■ Provided data:
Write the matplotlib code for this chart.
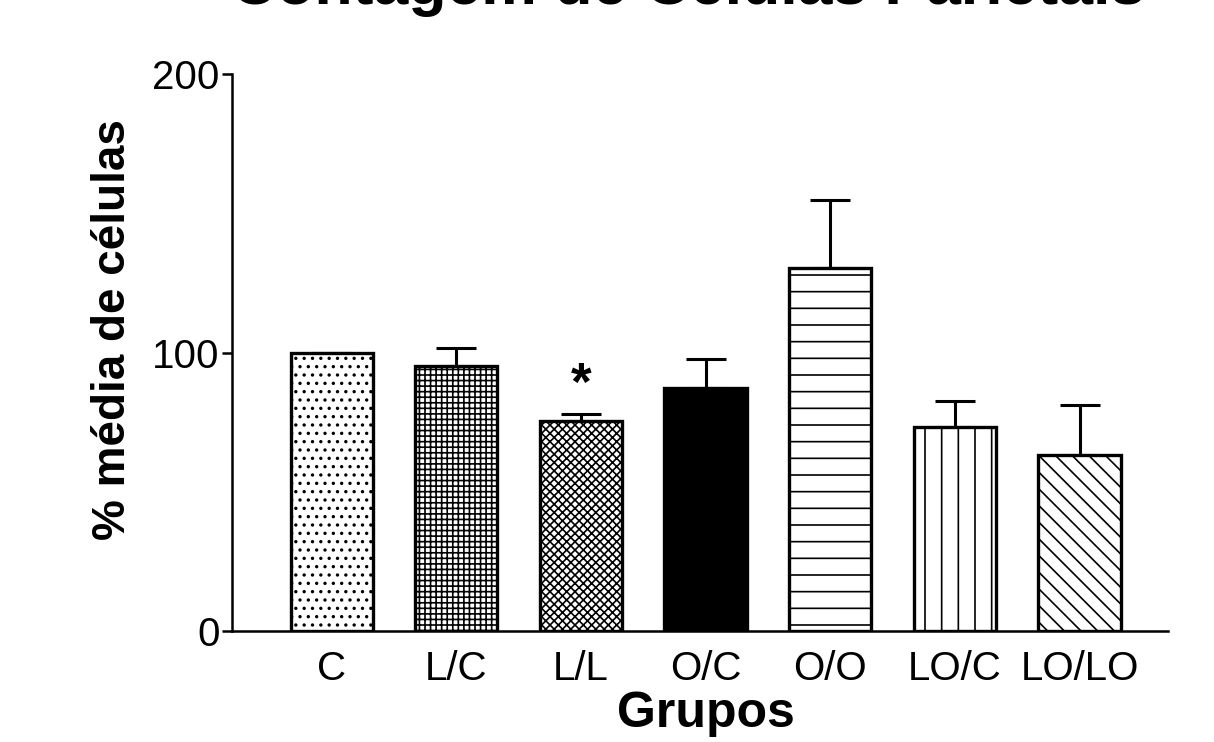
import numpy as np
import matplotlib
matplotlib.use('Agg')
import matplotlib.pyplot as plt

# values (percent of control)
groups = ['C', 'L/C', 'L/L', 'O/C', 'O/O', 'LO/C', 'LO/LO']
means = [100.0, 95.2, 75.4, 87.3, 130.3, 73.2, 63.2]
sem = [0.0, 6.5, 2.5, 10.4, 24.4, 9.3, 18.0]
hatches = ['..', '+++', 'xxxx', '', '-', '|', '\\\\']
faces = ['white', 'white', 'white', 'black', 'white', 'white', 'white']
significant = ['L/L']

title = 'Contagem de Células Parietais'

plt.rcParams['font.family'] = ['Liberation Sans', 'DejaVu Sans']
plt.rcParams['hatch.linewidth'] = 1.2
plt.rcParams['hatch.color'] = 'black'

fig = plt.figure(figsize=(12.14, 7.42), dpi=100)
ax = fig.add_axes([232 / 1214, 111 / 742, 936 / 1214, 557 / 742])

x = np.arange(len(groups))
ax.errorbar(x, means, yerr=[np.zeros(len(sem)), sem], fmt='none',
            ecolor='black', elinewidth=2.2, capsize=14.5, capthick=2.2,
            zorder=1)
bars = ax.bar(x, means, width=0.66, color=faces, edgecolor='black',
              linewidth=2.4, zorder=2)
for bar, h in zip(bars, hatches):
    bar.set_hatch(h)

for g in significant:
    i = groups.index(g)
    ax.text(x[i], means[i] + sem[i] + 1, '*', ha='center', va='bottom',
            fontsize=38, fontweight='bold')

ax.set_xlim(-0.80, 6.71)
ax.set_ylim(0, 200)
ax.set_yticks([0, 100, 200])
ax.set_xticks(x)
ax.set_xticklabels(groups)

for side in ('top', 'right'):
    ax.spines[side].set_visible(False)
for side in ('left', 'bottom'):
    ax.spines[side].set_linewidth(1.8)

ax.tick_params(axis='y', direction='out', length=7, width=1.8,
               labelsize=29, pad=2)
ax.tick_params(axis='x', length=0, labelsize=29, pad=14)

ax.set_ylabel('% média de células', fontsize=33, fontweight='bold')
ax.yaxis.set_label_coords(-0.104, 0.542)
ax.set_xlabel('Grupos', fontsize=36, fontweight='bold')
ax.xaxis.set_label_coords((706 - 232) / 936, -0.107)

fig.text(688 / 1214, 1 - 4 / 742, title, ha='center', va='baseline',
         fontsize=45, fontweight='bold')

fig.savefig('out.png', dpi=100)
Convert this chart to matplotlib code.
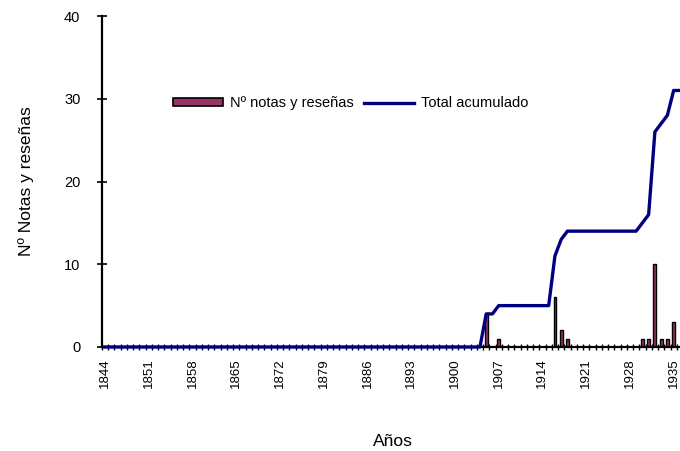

■ Instructions to follow: Above are records with pictures; repeat the records exactly and leave the pictures out.

■ Response below:
Write the matplotlib code for this chart.
import numpy as np
import matplotlib
matplotlib.use('Agg')
import matplotlib.pyplot as plt

# values (percent of control)
groups = ['C', 'L/C', 'L/L', 'O/C', 'O/O', 'LO/C', 'LO/LO']
means = [100.0, 95.2, 75.4, 87.3, 130.3, 73.2, 63.2]
sem = [0.0, 6.5, 2.5, 10.4, 24.4, 9.3, 18.0]
hatches = ['..', '+++', 'xxxx', '', '-', '|', '\\\\']
faces = ['white', 'white', 'white', 'black', 'white', 'white', 'white']
significant = ['L/L']

title = 'Contagem de Células Parietais'

plt.rcParams['font.family'] = ['Liberation Sans', 'DejaVu Sans']
plt.rcParams['hatch.linewidth'] = 1.2
plt.rcParams['hatch.color'] = 'black'

fig = plt.figure(figsize=(12.14, 7.42), dpi=100)
ax = fig.add_axes([232 / 1214, 111 / 742, 936 / 1214, 557 / 742])

x = np.arange(len(groups))
ax.errorbar(x, means, yerr=[np.zeros(len(sem)), sem], fmt='none',
            ecolor='black', elinewidth=2.2, capsize=14.5, capthick=2.2,
            zorder=1)
bars = ax.bar(x, means, width=0.66, color=faces, edgecolor='black',
              linewidth=2.4, zorder=2)
for bar, h in zip(bars, hatches):
    bar.set_hatch(h)

for g in significant:
    i = groups.index(g)
    ax.text(x[i], means[i] + sem[i] + 1, '*', ha='center', va='bottom',
            fontsize=38, fontweight='bold')

ax.set_xlim(-0.80, 6.71)
ax.set_ylim(0, 200)
ax.set_yticks([0, 100, 200])
ax.set_xticks(x)
ax.set_xticklabels(groups)

for side in ('top', 'right'):
    ax.spines[side].set_visible(False)
for side in ('left', 'bottom'):
    ax.spines[side].set_linewidth(1.8)

ax.tick_params(axis='y', direction='out', length=7, width=1.8,
               labelsize=29, pad=2)
ax.tick_params(axis='x', length=0, labelsize=29, pad=14)

ax.set_ylabel('% média de células', fontsize=33, fontweight='bold')
ax.yaxis.set_label_coords(-0.104, 0.542)
ax.set_xlabel('Grupos', fontsize=36, fontweight='bold')
ax.xaxis.set_label_coords((706 - 232) / 936, -0.107)

fig.text(688 / 1214, 1 - 4 / 742, title, ha='center', va='baseline',
         fontsize=45, fontweight='bold')

fig.savefig('out.png', dpi=100)
Convert this chart to matplotlib code.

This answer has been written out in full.